# How important to you are your wedding rings?



## babydollnewly (May 19, 2011)

I have a question to see if I am maybe over reacting, I have been married for 5 months now and my husband always wears his ring, well today I look and he doesn't have it on, so I asked "where is your ring?" He says he took it off cause he was cleaning, which I don't buy cause he is always cleaning and never took it off before, so I say ok now that your done why are you not wearing your ring? And he gave me this crazy look and says " what is wrong with you?", like I am saying something crazy, I just stormed off, i look outside and he is outside talking to his friends with no ring on, I haven't said anything to him for a while now and I haven't looked to see if he put his ring back on, my question is, is it normal to take your ring off once and a while or is it a start to something worse, like he will be taking it off all the time now, I don't know if I am over reacting or not but I never take my ring off and to see it missing from his hand brought me to tears because eveytime I see him I see his ring, my ring means everything to me, just need to hear other voices of reason
_Posted via Mobile Device_


----------



## KanDo (Jun 15, 2011)

Wow,

I routinely remove my wedding ring for safety whenever I am working on any machinery and when using cleaning products. Occasionally I leave it off for a day because of a little irritation. In my opinion you are way overreacting!


----------



## babydollnewly (May 19, 2011)

He wears his wedding ring to work also, that's why it's making me feel some type of way he has it off, I also don't like his response, it made me feel worse about it, thanks for your honesty
_Posted via Mobile Device_


----------



## FloridaITguy (Nov 4, 2010)

Working around machinery-take it off... Some people have sensitive skin and I could see taking it off when cleaning in case chemicals get trapped in between the ring and the skin. 

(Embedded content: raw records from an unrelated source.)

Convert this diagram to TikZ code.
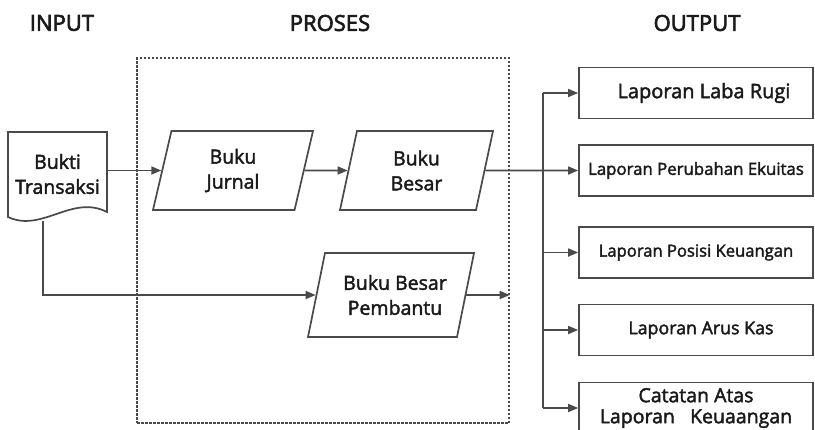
\documentclass[tikz,border=0pt]{standalone}
\usepackage{fontspec}
\setmainfont{Open Sans}[FakeBold=2.2]
\newfontfamily\titlefont{Open Sans}[FakeBold=3]
\usetikzlibrary{shapes.geometric,arrows.meta}
\definecolor{ln}{HTML}{4A4A4A}
\definecolor{tx}{HTML}{1A1A1A}
\begin{document}
\begin{tikzpicture}[x=1pt,y=-1pt,
  every node/.style={text=tx},
  conn/.style={draw=ln, line width=1.7pt},
  arr/.style={conn, -{Triangle[length=10pt,width=8pt]}},
  para/.style={trapezium, trapezium left angle=67, trapezium right angle=113,
    trapezium stretches body, draw=ln, line width=1.7pt, align=center,
    inner sep=0pt, font=\fontsize{19.5}{25}\selectfont},
  outbox/.style={draw=ln, line width=1.7pt, minimum width=234pt,
    minimum height=51pt, inner sep=0pt, align=center},
  title/.style={font=\titlefont\fontsize{22}{24}\selectfont},
  frame/.style={draw=ln, line width=1.4pt, dash pattern=on 2.5pt off 1.5pt}]
\useasboundingbox (0,0) rectangle (815,429);
\clip (0,0) rectangle (815,429);

% titles
\node[title] (tin) at (62,23) {INPUT};
\node[title] (tpr) at (330,23) {PROSES};
\node[title] (tout) at (697,23) {OUTPUT};

% process frame
\node[frame, minimum width=372pt, minimum height=365pt, inner sep=0pt] (frame) at (323,240.5) {};

% input document
\draw[conn, fill=white] (8,132) -- (107,132) -- (107,212)
  .. controls (72,194) and (42,233) .. (8,217) -- cycle;
\node[align=center, inner sep=0pt, minimum width=99pt, font=\fontsize{19.5}{25}\selectfont] (bukti) at (57.5,174) {Bukti\\Transaksi};
\coordinate (bd) at (43,221);

% process nodes
\node[para, minimum width=160pt, minimum height=79pt] (jurnal) at (233,170.5) {Buku\\Jurnal};
\node[para, minimum width=153pt, minimum height=79pt] (besar) at (416.5,170.5) {Buku\\Besar};
\node[para, minimum width=166pt, minimum height=84pt] (pemb) at (391,295) {\hspace{8pt}Buku Besar\\\hspace{8pt}Pembantu};

% output boxes
\node[outbox, font=\fontsize{20}{22}\selectfont] (b1) at (696,93) {\hspace{16pt}Laporan Laba Rugi};
\node[outbox, font=\fontsize{16.8}{20}\selectfont] (b2) at (696,170.5) {Laporan Perubahan Ekuitas};
\node[outbox, font=\fontsize{16.6}{20}\selectfont] (b3) at (696,252.5) {Laporan Posisi Keuangan};
\node[outbox, font=\fontsize{17.8}{20}\selectfont] (b4) at (696,330) {\hspace{10pt}Laporan Arus Kas};
\node[outbox, font=\fontsize{19.5}{21}\selectfont] (b5) at (696,408) {Catatan Atas\\Laporan\ \ \ Keuaangan};

% connectors
\draw[arr] (bukti.east |- jurnal.west) -- (jurnal.west);
\draw[arr] (jurnal.east) -- (besar.west);
\draw[arr] (bd) |- (pemb.west);
\draw[arr] (pemb.east) -- (pemb.east -| frame.east);

\coordinate (sp1) at (543,93);
\coordinate (sp2) at (543,408);
\draw[conn] (sp1) -- (sp2);
\draw[arr] (besar.east) -- (b2.west);
\draw[arr] (b1.west -| sp1) -- (b1.west);
\draw[arr] (b3.west -| sp1) -- (b3.west);
\draw[arr] (b4.west -| sp1) -- (b4.west);
\draw[arr] (b5.west -| sp1) -- (b5.west);
\end{tikzpicture}
\end{document}
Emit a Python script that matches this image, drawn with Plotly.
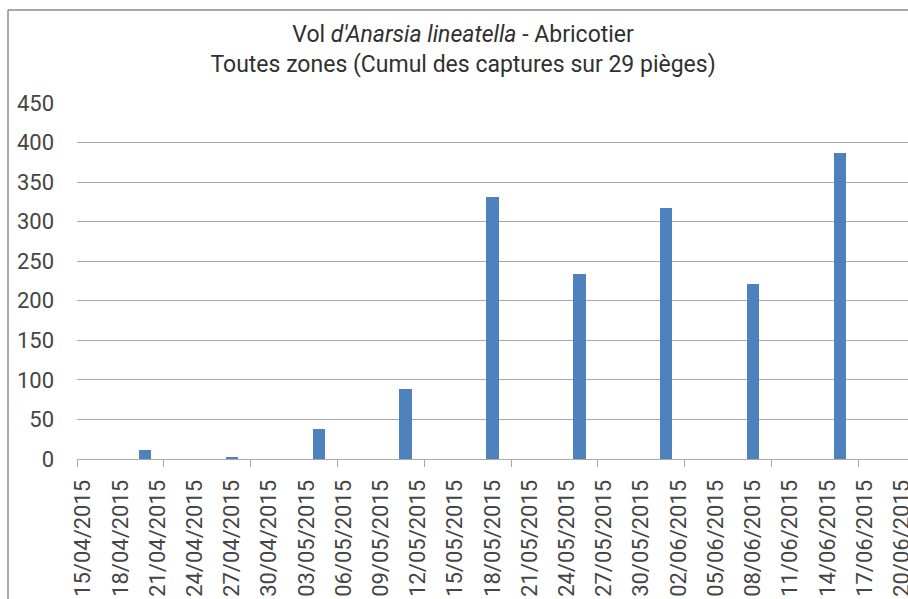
import plotly.graph_objects as go

# Data
dates = ["2015-04-20", "2015-04-27", "2015-05-04", "2015-05-11", "2015-05-18",
         "2015-05-25", "2015-06-01", "2015-06-08", "2015-06-15"]
captures = [12, 2, 38, 88, 331, 234, 317, 221, 387]
y_ticks = [0, 50, 100, 150, 200, 250, 300, 350, 400, 450]

DAY = 86400000
FONT = "Roboto"
TXT = "#454545"
GRID = "#a9a9a9"

fig = go.Figure()
fig.add_trace(go.Bar(
    x=dates, y=captures,
    xperiod=DAY, xperiodalignment="middle",
    width=DAY,
    marker=dict(color="#4f81bd", line=dict(width=0)),
))

fig.update_layout(
    width=908, height=599,
    margin=dict(l=77, r=0, t=103, b=140, autoexpand=False),
    paper_bgcolor="white", plot_bgcolor="white",
    showlegend=False,
    bargap=0,
    title=dict(
        text="Vol <i>d'Anarsia lineatella</i> - Abricotier<br>Toutes zones (Cumul des captures sur 29 pièges)",
        x=0.51, xanchor="center", xref="container",
        y=1 - 42 / 599, yanchor="middle", yref="container",
        font=dict(family=FONT, size=23, color="#303030"),
        automargin=False,
    ),
    font=dict(family=FONT, color=TXT),
)

fig.update_xaxes(
    type="date",
    range=["2015-04-15", "2015-06-21"],
    tick0="2015-04-15 12:00", dtick=3 * DAY,
    tickformat="%d/%m/%Y",
    tickangle=-90,
    ticks="", ticklabelstandoff=11,
    ticklabeloverflow="allow",
    automargin=False,
    tickfont=dict(family=FONT, size=22, color=TXT),
    showgrid=False,
    showline=True, linecolor=GRID, linewidth=1,
    zeroline=False,
    minor=dict(ticks="outside", tick0="2015-04-15", dtick=7 * DAY,
               ticklen=7, tickcolor=GRID, tickwidth=1, showgrid=False),
    fixedrange=True,
)

fig.update_yaxes(
    range=[0, 450],
    tickvals=y_ticks,
    ticks="", ticklabelstandoff=22,
    automargin=False,
    tickfont=dict(family=FONT, size=22, color=TXT),
    showgrid=True, gridcolor=GRID, gridwidth=1,
    zeroline=False, showline=False,
)

# chart border (left and top edges visible)
fig.add_shape(type="line", xref="paper", yref="paper",
              x0=(8 - 77) / 831, x1=1.2, y0=(459 - 10) / 356, y1=(459 - 10) / 356,
              line=dict(color="#8c8c8c", width=1.5))
fig.add_shape(type="line", xref="paper", yref="paper",
              x0=(8 - 77) / 831, x1=(8 - 77) / 831, y0=(459 - 10) / 356, y1=-1,
              line=dict(color="#8c8c8c", width=1.5))

fig.write_html(
    "out.html",
    config={"displayModeBar": False},
    post_script="document.body.style.margin='0';document.body.style.overflow='hidden';",
)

Been married 10 years, might be an hour total the ring has been off my finger. I'm too scared I'd lose it!
_Posted via Mobile Device_


----------



## babydollnewly (May 19, 2011)

he is a cook, no need to take it off and he was off today, like i said he is always cleaning, thats what made me a little upset, or a lot upset, maybe if he would have said my finger was irritated so i took it off for a while, ok, but cleaning and then the comment like i am getting on his nerves asking why he doesnt have his wedding ring on, you are done cleaning, why is it still off, he wears it in the shower, to work, everything


----------



## Rosco (Sep 16, 2011)

I spent a year in Iraq as a contractor and didn't take my ring off the entire time.


----------



## SimplyAmorous (Nov 25, 2009)

Me & my husband have been marrried 22 yrs, we are as close as close could possibly be. For us, taking our wedding rings off is an every day occurance. I would not think a thing about it. If he LOST it, that would upset me, but HOW he treats me every day FAR surpasses what is on his finger. I do not look at it like yourself at all, never have, since the day we marrried. 

He does have a job where he can't wear it . BUt back in the day, that was not an issue, and like your husband, he ALWAYS took it off to clean things, and I think he didn't sleep with it on either. 

I doubt I have ever slept with mine on, every peice of jewelry on my body comes off before I lay down to sleep, while it sits in my bathroom cabinet. To be honest, I only put mine on when we go out somewhere. Him too at this point, I will hand him his when we are getting ready. 

For SOME people (myself included), it really is NO BIG DEAL- at all. He has never been offended, I have never been offended. 

These things have absolutely NOTHING to do with my love for my husband, or my vows to him, that is written on my heart, it wouldn't matter if I had a tin foil ring, or no ring at all. 

*Besides HIS reaction to your getting upset, how does he treat you day to day? This is where your answer lies*. Trust me, people are very different. It could be how you were raised (never seeing your parents remove their rings so this is normal to you), what was taught as acceptable, not acceptable, our temperments, a ton of things, but in no way does this little issue spell disaster or he is being unfaithful, or falling out of love..... at least not to people like ME and my husband. 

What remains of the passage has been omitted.